- When your slides look like Javadocs, you can teach students how to find meaningful information in that format.
- Print out slides as notes for each student so they will have reference material.
- If you have an online learning management system, make sure to put all your notes up on it.
- Have a slide that illustrates the different aspects of a JavaDoc entry.
- Point out what and where the method name is, the parameters, what the method returns, and the explanation.
- Literal arrows annotating the slides works really well!
- This slides should be a bit more guided and detailed than Javadocs so that students understand what they’re looking at easily, both in form and content.
- Include examples of the method in use in your slides to help students.
- Even though Javadocs doesn’t always have easily accessible examples as a part of the definition, it’s extremely helpful for scaffolding students in reading documentation and learning about methods.
- Javadocs has examples for each method that are searchable from the main definition page but are not a part of the original explanation.
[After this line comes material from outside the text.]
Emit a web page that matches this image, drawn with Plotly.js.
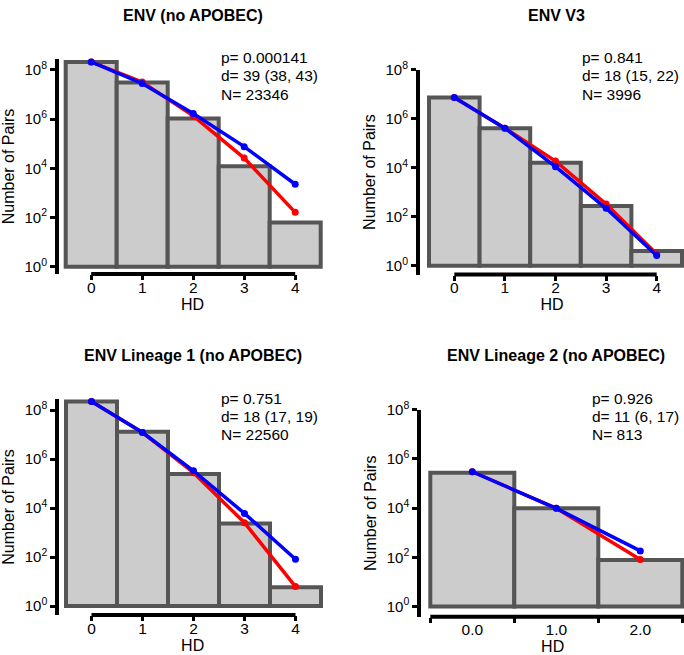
<!DOCTYPE html>
<html>
<head>
<meta charset="utf-8">
<script src="https://cdn.plot.ly/plotly-3.0.1.min.js"></script>
<style>html,body{margin:0;padding:0;background:#fff;}#chart{width:684px;height:655px;}</style>
</head>
<body>
<div id="chart"></div>
<script>
// ---------- DATA ----------
const panelTitles = ["ENV (no APOBEC)", "ENV V3", "ENV Lineage 1 (no APOBEC)", "ENV Lineage 2 (no APOBEC)"];
const statLines = [
  ["p= 0.000141", "d= 39 (38, 43)", "N= 23346"],
  ["p= 0.841", "d= 18 (15, 22)", "N= 3996"],
  ["p= 0.751", "d= 18 (17, 19)", "N= 22560"],
  ["p= 0.926", "d= 11 (6, 17)", "N= 813"]
];
const hd5 = [0, 1, 2, 3, 4];
const hd3 = [0, 1, 2];
const hd5Labels = ["0", "1", "2", "3", "4"];
const hd3Labels = ["0.0", "1.0", "2.0"];
const yTickVals = [1, 1e2, 1e4, 1e6, 1e8];
const yTickText = ["10<sup>0</sup>", "10<sup>2</sup>", "10<sup>4</sup>", "10<sup>6</sup>", "10<sup>8</sup>"];

const envBars  = [2.1e8, 3.1e7, 1.07e6, 1.2e4, 62];
const envRed   = [2.1e8, 3.2e7, 1.35e6, 2.6e4, 162];
const envBlue  = [2.1e8, 2.8e7, 1.7e6, 7.6e4, 2240];

const v3Bars   = [7.4e6, 4.1e5, 1.6e4, 275, 3];
const v3Red    = [7.4e6, 4.1e5, 1.86e4, 330, 3];
const v3Blue   = [7.4e6, 4.1e5, 1.1e4, 220, 2.6];

const lin1Bars = [2.2e8, 1.3e7, 2.45e5, 2.35e3, 4.8];
const lin1Red  = [2.2e8, 1.2e7, 2.75e5, 2.5e3, 6.2];
const lin1Blue = [2.2e8, 1.2e7, 3.3e5, 6.0e3, 81];

const lin2Bars = [2.75e5, 9.8e3, 76];
const lin2Red  = [3.0e5, 9.8e3, 81];
const lin2Blue = [3.0e5, 9.8e3, 182];

// ---------- LAYOUT GEOMETRY (pixels) ----------
const W = 684, H = 655;
const AXW = 4; // axis line width
// L: y-axis line centre x, x0: px of x=0, U: px per unit, R: plot right
// Y0: px of 10^0, D: px per decade, B: plot bottom (x-axis line), T: plot top
const geo = [
  {L: 57,   x0: 91.2,  U: 51,   R: 326, Y0: 266.7, D: 24.6, B: 274,   T: 59},
  {L: 418,  x0: 454.3, U: 50.6, R: 684, Y0: 265.7, D: 24.5, B: 274.5, T: 69.7},
  {L: 57.3, x0: 91.5,  U: 51,   R: 326, Y0: 606,   D: 24.5, B: 615,   T: 399},
  {L: 419.3,x0: 472.3, U: 84,   R: 684, Y0: 606.5, D: 24.6, B: 616.7, T: 409.7}
];
const statPos = [[219, 57.5], [580, 57.5], [219, 398], [590, 398]];
const statStep = 18.3;
const titlePos = [[193, 15], [556.7, 15], [193, 355], [556, 355]];

const FONT = "Liberation Sans, Arial, Helvetica, sans-serif";
const BAR_FILL = "#cccccc", BAR_LINE = "#555555";

const panels = [
  {x: hd5, bars: envBars, red: envRed, blue: envBlue, labels: hd5Labels},
  {x: hd5, bars: v3Bars, red: v3Red, blue: v3Blue, labels: hd5Labels},
  {x: hd5, bars: lin1Bars, red: lin1Red, blue: lin1Blue, labels: hd5Labels},
  {x: hd3, bars: lin2Bars, red: lin2Red, blue: lin2Blue, labels: hd3Labels}
];

const traces = [];
const layout = {
  width: W, height: H,
  margin: {l: 0, r: 0, t: 0, b: 0},
  paper_bgcolor: "#ffffff", plot_bgcolor: "rgba(0,0,0,0)",
  showlegend: false,
  font: {family: FONT, size: 15, color: "#000"},
  bargap: 0,
  annotations: [],
  shapes: []
};

panels.forEach((p, i) => {
  const n = i === 0 ? "" : String(i + 1);
  const xa = "x" + n, ya = "y" + n;
  const g = geo[i];
  const left = g.L + AXW / 2;           // plot area starts right of the y-axis line
  const xr = [(left - g.x0) / g.U, (g.R - g.x0) / g.U];
  const yr = [-(g.B - g.Y0) / g.D, (g.Y0 - g.T) / g.D];
  const xPaper = v => (g.x0 + v * g.U) / W;

  traces.push({
    type: "bar", x: p.x, y: p.bars, base: 1, width: 1,
    xaxis: xa, yaxis: ya,
    marker: {color: BAR_FILL, line: {color: BAR_LINE, width: 4}},
    hoverinfo: "x+y"
  });
  traces.push({
    type: "scatter", mode: "lines+markers", x: p.x, y: p.red,
    xaxis: xa, yaxis: ya, cliponaxis: false,
    line: {color: "#ff0000", width: 3.5}, marker: {color: "#ff0000", size: 7}
  });
  traces.push({
    type: "scatter", mode: "lines+markers", x: p.x, y: p.blue,
    xaxis: xa, yaxis: ya, cliponaxis: false,
    line: {color: "#0000ff", width: 3.5}, marker: {color: "#0000ff", size: 7}
  });

  const xaxis = {
    domain: [left / W, g.R / W], range: xr, anchor: ya,
    showgrid: false, zeroline: false, showline: false,
    tickmode: "array", tickvals: p.x, ticktext: p.labels,
    ticks: "outside", ticklen: 5, tickwidth: 3, tickcolor: "#000",
    ticklabelstandoff: -6,
    tickfont: {family: FONT, size: 15.5, color: "#000"},
    title: {text: "HD", font: {family: FONT, size: 16, color: "#000"}, standoff: 2}
  };
  if (i === 3) {
    xaxis.tickcolor = "rgba(0,0,0,0)";
    xaxis.minor = {tickmode: "array", tickvals: [-0.5, 0.5, 1.5, 2.5], ticks: "outside",
                   ticklen: 5, tickwidth: 3, tickcolor: "#000", showgrid: false};
  }
  layout["xaxis" + n] = xaxis;
  layout["yaxis" + n] = {
    domain: [1 - g.B / H, 1 - g.T / H], range: yr, type: "log", anchor: xa,
    showgrid: false, zeroline: false,
    showline: true, linewidth: AXW, linecolor: "#000",
    tickmode: "array", tickvals: yTickVals, ticktext: yTickText,
    ticks: "outside", ticklen: 5, tickwidth: 3, tickcolor: "#000",
    tickfont: {family: FONT, size: 15, color: "#000"},
    title: {text: "Number of Pairs", font: {family: FONT, size: 16, color: "#000"}}
  };

  // x axis line (Prism style offset axis)
  layout.shapes.push({
    type: "line", xref: "paper", yref: "paper", layer: "above",
    x0: i === 3 ? xPaper(-0.5) : xPaper(p.x[0]),
    x1: i === 3 ? g.R / W : xPaper(p.x[p.x.length - 1]),
    y0: 1 - g.B / H, y1: 1 - g.B / H,
    line: {color: "#000", width: AXW}
  });

  layout.annotations.push({
    xref: "paper", yref: "paper", x: titlePos[i][0] / W, y: 1 - titlePos[i][1] / H,
    xanchor: "center", yanchor: "middle", showarrow: false,
    text: panelTitles[i], font: {family: FONT, size: 16, color: "#000", weight: "bold"}
  });
  statLines[i].forEach((line, k) => {
    layout.annotations.push({
      xref: "paper", yref: "paper", x: statPos[i][0] / W,
      y: 1 - (statPos[i][1] + k * statStep) / H,
      xanchor: "left", yanchor: "middle", align: "left", showarrow: false,
      text: line, font: {family: FONT, size: 15.5, color: "#000"}
    });
  });
});

Plotly.newPlot("chart", traces, layout, {displayModeBar: false, staticPlot: true});
</script>
</body>
</html>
- When students have questions about the material after lecture, tell them everything they need to know is in their notes.
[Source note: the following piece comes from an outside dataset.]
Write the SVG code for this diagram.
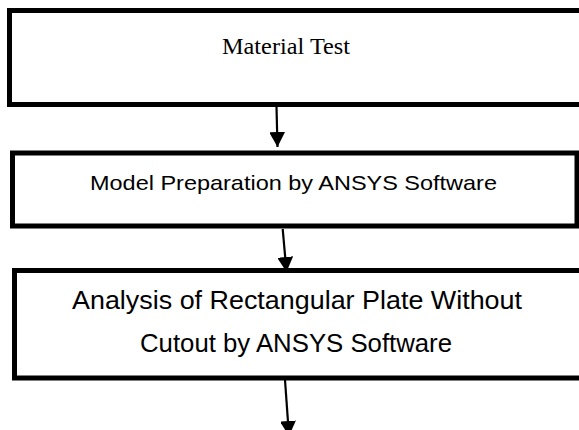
<svg xmlns="http://www.w3.org/2000/svg" width="579" height="430" viewBox="0 0 579 430">
<style>
.box{fill:#fff;stroke:#000;stroke-width:5}
.serif{font-family:"Liberation Serif","Times New Roman",serif;fill:#000}
.sans{font-family:"Liberation Sans",Arial,sans-serif;fill:#000}
.conn{stroke:#000;stroke-width:2.2;fill:none}
</style>
<defs>
<marker id="ah" markerUnits="userSpaceOnUse" markerWidth="16" markerHeight="15" refX="15" refY="8" orient="auto">
<path d="M0,0 L15,8 L0,16 Z" fill="#000"/>
</marker>
</defs>
<rect width="579" height="430" fill="#fff"/>
<g id="node-material-test">
<rect class="box" x="9.5" y="10.5" width="600" height="94"/>
<text class="serif" x="286" y="54" font-size="24" text-anchor="middle" textLength="128" lengthAdjust="spacingAndGlyphs">Material Test</text>
</g>
<g id="node-model-preparation">
<rect class="box" x="12.5" y="153" width="564.5" height="73"/>
<text class="sans" x="293.5" y="190" font-size="21" text-anchor="middle" textLength="407" lengthAdjust="spacingAndGlyphs">Model Preparation by ANSYS Software</text>
</g>
<g id="node-analysis">
<rect class="box" x="14.5" y="270.5" width="567" height="107.5"/>
<text class="sans" x="297" y="309" font-size="26" text-anchor="middle" textLength="450" lengthAdjust="spacingAndGlyphs">Analysis of Rectangular Plate Without</text>
<text class="sans" x="296" y="352" font-size="26" text-anchor="middle" textLength="312" lengthAdjust="spacingAndGlyphs">Cutout by ANSYS Software</text>
</g>
<g id="connectors">
<line class="conn" x1="276.5" y1="107" x2="277.5" y2="147" marker-end="url(#ah)"/>
<line class="conn" x1="282.7" y1="229" x2="286.5" y2="272" marker-end="url(#ah)"/>
<line class="conn" x1="285" y1="380" x2="289" y2="436" marker-end="url(#ah)"/>
</g>
</svg>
- Require that they at least locate the relevant information in their notes before answering their question.
- Next, create an assignment that requires them use a method they’ve never seen or had to use before.
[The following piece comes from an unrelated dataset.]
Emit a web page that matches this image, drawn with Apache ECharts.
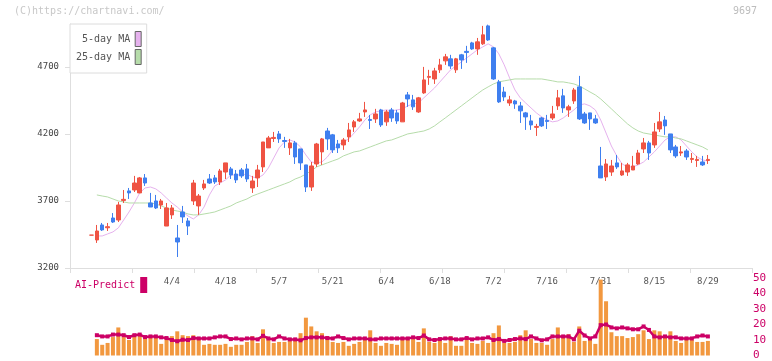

- This will force students to look things up on their own and get them using Javadocs.
- Some students won’t think to look up methods on their own, so you’ll have to scaffold them into searching Google and Javadocs for the method.
- As students become comfortable using their notes that look like Javadocs, direct them to actual Javadocs documentation online.
- Tell them it’s the same concept, just online.
- Don’t underestimate the importance of scaffolding students from your notes that mimic Javadocs up to the actual online documentation itself.